Plotting code records
#####

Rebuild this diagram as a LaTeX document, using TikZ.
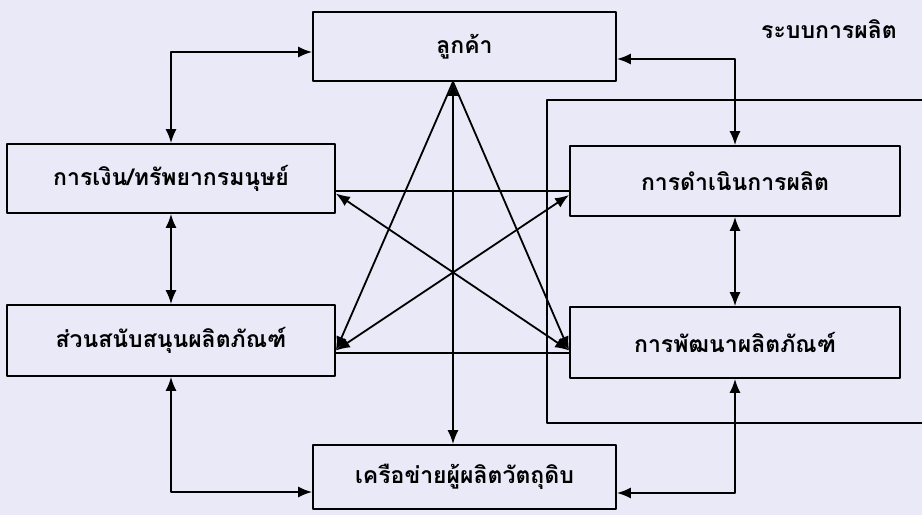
\documentclass[tikz,border=0pt]{standalone}
\usepackage{fontspec}
\newfontfamily\thaifont[Script=Thai]{Loma}
\usetikzlibrary{arrows.meta}
\definecolor{paper}{RGB}{233,233,247}
\begin{document}
\begin{tikzpicture}[x=1pt,y=-1pt,line width=1.8pt,>={Latex[length=14pt,width=11pt]},
  line cap=round,line join=round,font=\thaifont\bfseries\fontsize{23}{28}\selectfont,
  unit/.style={draw,minimum width=#1,inner sep=0pt},
  unit/.default=328pt]
  \fill[paper] (0,0) rectangle (922,515);
  \useasboundingbox (0,0) rectangle (922,515);
  % boxes
  \node[unit=303pt,minimum height=69pt] (cust) at (464.5,46.5) {ลูกค้า};
  \node[unit,minimum height=69pt] (fin) at (171,178.5) {การเงิน/ทรัพยากรมนุษย์};
  \node[unit,minimum height=71pt] (supp) at (171,340.5) {ส่วนสนับสนุนผลิตภัณฑ์};
  \node[unit=330pt,minimum height=70pt] (oper) at (735,181) {การดำเนินการผลิต};
  \node[unit=330pt,minimum height=71pt] (devt) at (735,342.5) {การพัฒนาผลิตภัณฑ์};
  \node[unit=303pt,minimum height=64pt] (netw) at (464.5,477) {เครือข่ายผู้ผลิตวัตถุดิบ};
  % production system frame
  \draw (925,100) -| (547,423) -- (925,423);
  \node (sys) at (829,29) {ระบบการผลิต};
  % outer links
  \draw[<->] ([yshift=-5.5pt]cust.west) -| (fin.north);
  \draw[<->] ([yshift=-12.5pt]cust.east) -| (oper.north);
  \draw[<->] (fin.south) -- (supp.north);
  \draw[<->] (oper.south) -- (devt.north);
  \draw[<->] (supp.south) |- ([yshift=-15pt]netw.west);
  \draw[<->] (devt.south) |- ([yshift=-16pt]netw.east);
  % inner star
  \coordinate (apex) at ([xshift=-11.5pt]cust.south);
  \draw[<->] (apex) -- ([xshift=-11.5pt]netw.north);
  \draw[->] (apex) -- ([yshift=-10pt]supp.east);
  \draw[->] (apex) -- ([yshift=-8pt]devt.west);
  \draw ([yshift=-12.5pt]fin.east) -- ([yshift=-10pt]oper.west);
  \draw ([yshift=-12.5pt]supp.east) -- ([yshift=-10.5pt]devt.west);
  \draw[<->] ([yshift=-15pt]fin.east) -- ([yshift=-8pt]devt.west);
  \draw[<->] ([yshift=-14pt]oper.west) -- ([yshift=-10pt]supp.east);
\end{tikzpicture}
\end{document}
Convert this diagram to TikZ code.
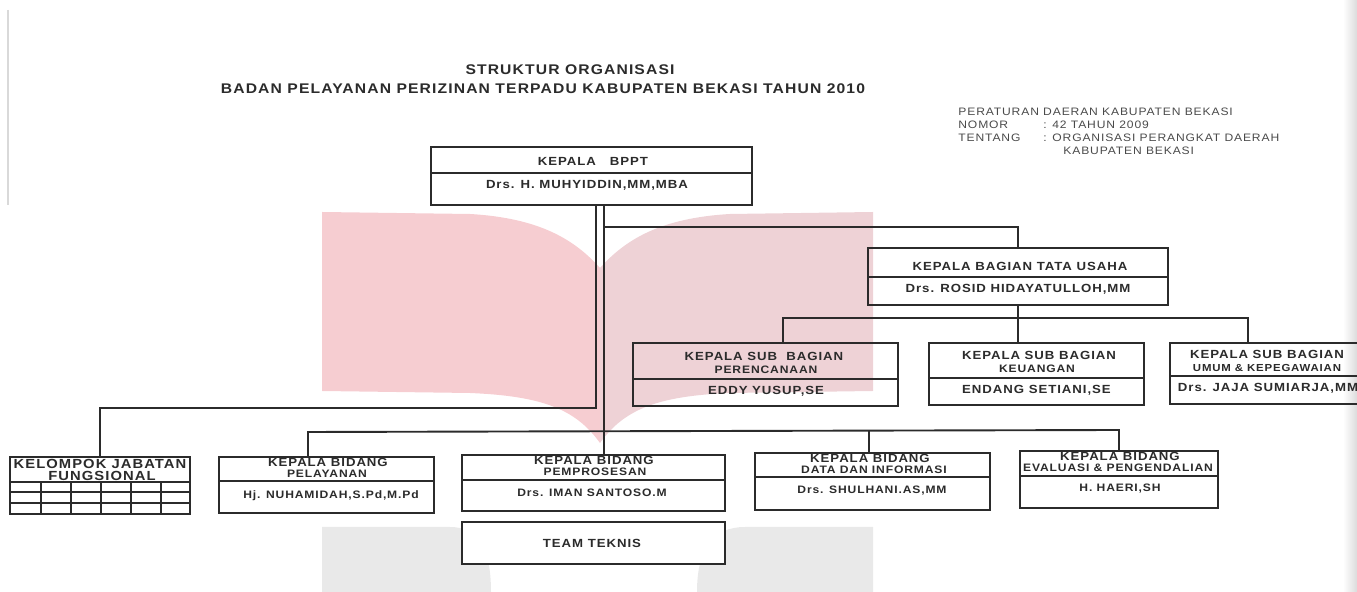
\documentclass[tikz,border=0pt]{standalone}
\usepackage{fontspec}
\setmainfont{Liberation Sans}
\newfontfamily\orgfont[FakeStretch=1.12,LetterSpace=8]{Liberation Sans}
\definecolor{ink}{HTML}{2B2B2B}
\definecolor{notegrey}{HTML}{4A4A4A}
\definecolor{wmpink}{HTML}{F6CDD1}
\definecolor{wmrose}{HTML}{EED2D6}
\definecolor{wmgrey}{HTML}{E9E9E9}
\tikzset{
  box/.style={draw=ink, line width=0.95pt, inner sep=0pt},
  conn/.style={draw=ink, line width=0.95pt},
  lbl/.style={font=\orgfont\bfseries\fontsize{5.9}{6}\selectfont, text=ink, inner sep=0pt},
  sub/.style={font=\orgfont\bfseries\fontsize{5.4}{6}\selectfont, text=ink, inner sep=0pt},
  sml/.style={font=\orgfont\bfseries\fontsize{5.1}{5}\selectfont, text=ink, inner sep=0pt},
  big/.style={font=\orgfont\bfseries\fontsize{6.6}{7}\selectfont, text=ink, inner sep=0pt},
  ttl/.style={font=\orgfont\bfseries\fontsize{7}{8}\selectfont, text=ink, inner sep=0pt},
  note/.style={font=\orgfont\fontsize{5.4}{6}\selectfont, text=notegrey, inner sep=0pt, anchor=west},
}
\begin{document}
\begin{tikzpicture}[x=0.5pt,y=-0.5pt]
 \useasboundingbox (0,0) rectangle (1357,592);
 \clip (0,0) rectangle (1357,592);
 % watermark
 \fill[wmpink] (322,212) -- (470,214) .. controls (540,218) and (575,240) .. (600,268)
   -- (600,443) .. controls (575,408) and (540,396) .. (470,393) -- (322,391) -- cycle;
 \fill[wmrose] (600,268) .. controls (625,240) and (660,218) .. (730,214) -- (873,212)
   -- (873,391) -- (730,393) .. controls (660,396) and (625,408) .. (600,443) -- cycle;
 \fill[wmgrey] (322,527) -- (450,527) .. controls (478,527) and (491,548) .. (491,592) -- (322,592) -- cycle;
 \fill[wmgrey] (873,527) -- (745,527) .. controls (712,527) and (697,550) .. (697,592) -- (873,592) -- cycle;
 \shade[left color=white, right color=black!14] (1343,0) rectangle (1357,592);
 \draw[black!15, line width=0.6pt] (8,10) -- (8,205);

 % title and note
 \node[ttl] (title1) at (570,70) {STRUKTUR ORGANISASI};
 \node[ttl] (title2) at (543,89) {BADAN PELAYANAN PERIZINAN TERPADU KABUPATEN BEKASI TAHUN 2010};
 \node[note] (perda) at (958,112) {PERATURAN DAERAN KABUPATEN BEKASI};
 \node[note] (nomor) at (958,125) {NOMOR};
 \node[note] (nomorv) at (1043,125) {: 42 TAHUN 2009};
 \node[note] (tentang) at (958,138) {TENTANG};
 \node[note] (tentangv) at (1043,138) {: ORGANISASI PERANGKAT DAERAH};
 \node[note] (tentangw) at (1063,151) {KABUPATEN BEKASI};

 % boxes
 \node[box, minimum width=160.5pt, minimum height=29pt] (kepala) at (591.5,176) {};
 \node[box, minimum width=150pt, minimum height=28.5pt] (tu) at (1018,276.5) {};
 \node[box, minimum width=132.5pt, minimum height=31.5pt] (sbpr) at (765.5,374.5) {};
 \node[box, minimum width=107.5pt, minimum height=31pt] (sbku) at (1036.5,374) {};
 \node[box, minimum width=100pt, minimum height=30.5pt] (sbum) at (1270,373.5) {};
 \node[box, minimum width=90pt, minimum height=28.5pt] (kjf) at (100,485.5) {};
 \node[box, minimum width=107.5pt, minimum height=28pt] (bpel) at (326.5,485) {};
 \node[box, minimum width=131.5pt, minimum height=28pt] (bpro) at (593.5,483) {};
 \node[box, minimum width=117.5pt, minimum height=28.5pt] (bdat) at (872.5,481.5) {};
 \node[box, minimum width=99pt, minimum height=28.5pt] (bev) at (1119,479.5) {};
 \node[box, fill=white, minimum width=131.5pt, minimum height=21pt] (team) at (593.5,543) {};

 % dividers
 \draw[conn] (kepala.west |- 0,173) -- (kepala.east |- 0,173);
 \draw[conn] (tu.west |- 0,277) -- (tu.east |- 0,277);
 \draw[conn] (sbpr.west |- 0,379) -- (sbpr.east |- 0,379);
 \draw[conn] (sbku.west |- 0,378) -- (sbku.east |- 0,378);
 \draw[conn] (sbum.west |- 0,376) -- (sbum.east |- 0,376);
 \draw[conn] (bpel.west |- 0,481) -- (bpel.east |- 0,481);
 \draw[conn] (bpro.west |- 0,480) -- (bpro.east |- 0,480);
 \draw[conn] (bdat.west |- 0,477) -- (bdat.east |- 0,477);
 \draw[conn] (bev.west |- 0,476) -- (bev.east |- 0,476);
 \foreach \y in {482,492,503}
   \draw[conn] (kjf.west |- 0,\y) -- (kjf.east |- 0,\y);
 \foreach \x in {41,71,101,131,161}
   \draw[conn] (\x,482) -- (\x,0 |- kjf.south);

 % texts
 \node[lbl] (kepalaA) at (593,161) {KEPALA\hspace{7pt}BPPT};
 \node[lbl] (kepalaB) at (587,185) {Drs. H. MUHYIDDIN,MM,MBA};
 \node[lbl] (tuA) at (1020,266) {KEPALA BAGIAN TATA USAHA};
 \node[lbl] (tuB) at (1018,289) {Drs. ROSID HIDAYATULLOH,MM};
 \node[lbl] (sbprA) at (764,356) {KEPALA SUB~ BAGIAN};
 \node[sub] (sbprB) at (766,370) {PERENCANAAN};
 \node[lbl] (sbprC) at (766,391) {EDDY YUSUP,SE};
 \node[lbl] (sbkuA) at (1039,355) {KEPALA SUB BAGIAN};
 \node[sub] (sbkuB) at (1037,369) {KEUANGAN};
 \node[lbl] (sbkuC) at (1036.5,390) {ENDANG SETIANI,SE};
 \node[lbl] (sbumA) at (1267,354) {KEPALA SUB BAGIAN};
 \node[sml] (sbumB) at (1267,368) {UMUM \& KEPEGAWAIAN};
 \node[lbl] (sbumC) at (1268,388) {Drs. JAJA SUMIARJA,MM};
 \node[big] (kjfA) at (100,464) {KELOMPOK JABATAN};
 \node[big] (kjfB) at (102,476) {FUNGSIONAL};
 \node[lbl] (bpelA) at (328,462) {KEPALA BIDANG};
 \node[sub] (bpelB) at (327,474) {PELAYANAN};
 \node[sub] (bpelC) at (331,496) {Hj. NUHAMIDAH,S.Pd,M.Pd};
 \node[lbl] (bproA) at (594,460) {KEPALA BIDANG};
 \node[sub] (bproB) at (595,472) {PEMPROSESAN};
 \node[sub] (bproC) at (592,493) {Drs. IMAN SANTOSO.M};
 \node[lbl] (bdatA) at (870,458) {KEPALA BIDANG};
 \node[sub] (bdatB) at (874,470) {DATA DAN INFORMASI};
 \node[sub] (bdatC) at (872,491) {Drs. SHULHANI.AS,MM};
 \node[lbl] (bevA) at (1120,456) {KEPALA BIDANG};
 \node[sub] (bevB) at (1118,468) {EVALUASI \& PENGENDALIAN};
 \node[sub] (bevC) at (1120,489) {H. HAERI,SH};
 \node[lbl] (teamA) at (592,543) {TEAM TEKNIS};

 % connectors
 \coordinate (lft) at (596,408);
 \coordinate (ctr) at (604,431);
 \coordinate (tuj) at (604,227);
 \coordinate (sbL) at (783,318);
 \coordinate (sbR) at (1248,318);
 \coordinate (bdL) at (308,432);
 \coordinate (bdD) at (869,431);
 \coordinate (bdR) at (1119,430);
 \draw[conn] (lft |- kepala.south) -- (lft) -| (kjf.north);
 \draw[conn] (ctr |- kepala.south) -- (ctr |- bpro.north);
 \draw[conn] (tuj) -| (tu.north);
 \draw[conn] (tu.south) -- (tu.south |- sbku.north);
 \draw[conn] (sbL |- sbpr.north) -- (sbL) -- (sbR) -- (sbR |- sbum.north);
 \draw[conn] (bdL |- bpel.north) -- (bdL) -- (bdR) -- (bev.north);
 \draw[conn] (bdD) -- (bdD |- bdat.north);
\end{tikzpicture}
\end{document}
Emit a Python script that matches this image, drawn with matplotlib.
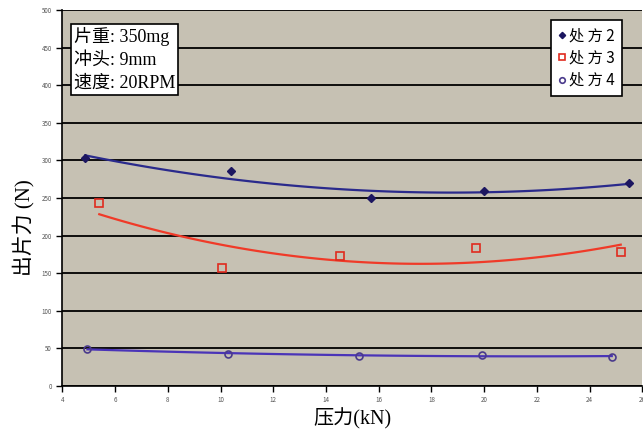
import numpy as np
import matplotlib
matplotlib.use("Agg")
import matplotlib.pyplot as plt

plt.rcParams['font.family'] = ['Noto Sans CJK SC', 'DejaVu Sans']
serif = ['Liberation Serif', 'Noto Sans CJK SC']

# data
x2 = [4.87, 10.39, 15.71, 20.0, 25.5]
y2 = [303, 286, 250, 259, 270]
x3 = [5.4, 10.05, 14.53, 19.7, 25.18]
y3 = [243, 157, 173, 184, 178]
x4 = [4.95, 10.27, 15.25, 19.9, 24.84]
y4 = [49, 43, 40, 41, 39]
names = ['处 方 2', '处 方 3', '处 方 4']
xticks = list(range(4, 27, 2))
yticks = list(range(0, 501, 50))

fig = plt.figure(figsize=(6.43, 4.41), dpi=100)
ax = fig.add_axes([0.097, 0.125, 0.902, 0.852])
ax.set_facecolor('#c6c1b3')

def trend(x, y):
    c = np.polyfit(x, y, 2)
    xs = np.linspace(min(x), max(x), 100)
    return xs, np.polyval(c, xs)

l2, = ax.plot(x2, y2, 'D', ms=4, color='#1c1660', label=names[0], zorder=4)
ax.plot(*trend(x2, y2), color='#2a2a8c', lw=1.6, zorder=3)
l3, = ax.plot(x3, y3, 's', ms=6, mfc='none', mec='#e02a1e', mew=1.2, label=names[1], zorder=4)
ax.plot(*trend(x3, y3), color='#f03a28', lw=1.6, zorder=3)
l4, = ax.plot(x4, y4, 'o', ms=5, mfc='none', mec='#4a3a8c', mew=1.2, label=names[2], zorder=4)
ax.plot(*trend(x4, y4), color='#4a34b8', lw=1.6, zorder=3)

ax.set_xlim(4, 26)
ax.set_ylim(0, 500)
ax.set_xticks(xticks)
ax.set_yticks(yticks)
ax.tick_params(labelsize=4.5, labelcolor='#555555', length=4, width=1)
ax.yaxis.grid(True, color='black', lw=1.3)
ax.set_axisbelow(True)
for s in ['top', 'right']:
    ax.spines[s].set_visible(False)
ax.spines['left'].set_linewidth(1.2)
ax.spines['bottom'].set_linewidth(1.2)

ax.set_xlabel('压力(kN)', fontsize=14.5, labelpad=3, family=serif)
ax.set_ylabel('出片力 (N)', fontsize=15, family=serif, va='center')
ax.yaxis.set_label_coords(-0.066, 0.42)

ax.text(0.02, 0.955, '片重: 350mg\n冲头: 9mm\n速度: 20RPM', transform=ax.transAxes,
        fontsize=13, va='top', ha='left', linespacing=1.45, family=serif,
        bbox=dict(boxstyle='square,pad=0.15', fc='white', ec='black', lw=1.2))

leg = ax.legend(handles=[l2, l3, l4], loc='upper right', bbox_to_anchor=(0.972, 0.985),
                fontsize=11, frameon=True, fancybox=False, handlelength=0.5,
                handletextpad=0.2, borderpad=0.45, borderaxespad=0.3,
                labelspacing=0.35, markerscale=0.8)
leg.get_frame().set_edgecolor('black')
leg.get_frame().set_linewidth(1.2)
leg.get_frame().set_alpha(1)

fig.savefig('out.png', dpi=100)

#####

Problem description — Pictures excluded, give again exactly and only the lines of the material above from the line with "Emit a Python" through the line with "import matplotlib.pyplot as plt".

Solution to the problem —
Emit a Python script that matches this image, drawn with matplotlib.
import numpy as np
import matplotlib
matplotlib.use("Agg")
import matplotlib.pyplot as plt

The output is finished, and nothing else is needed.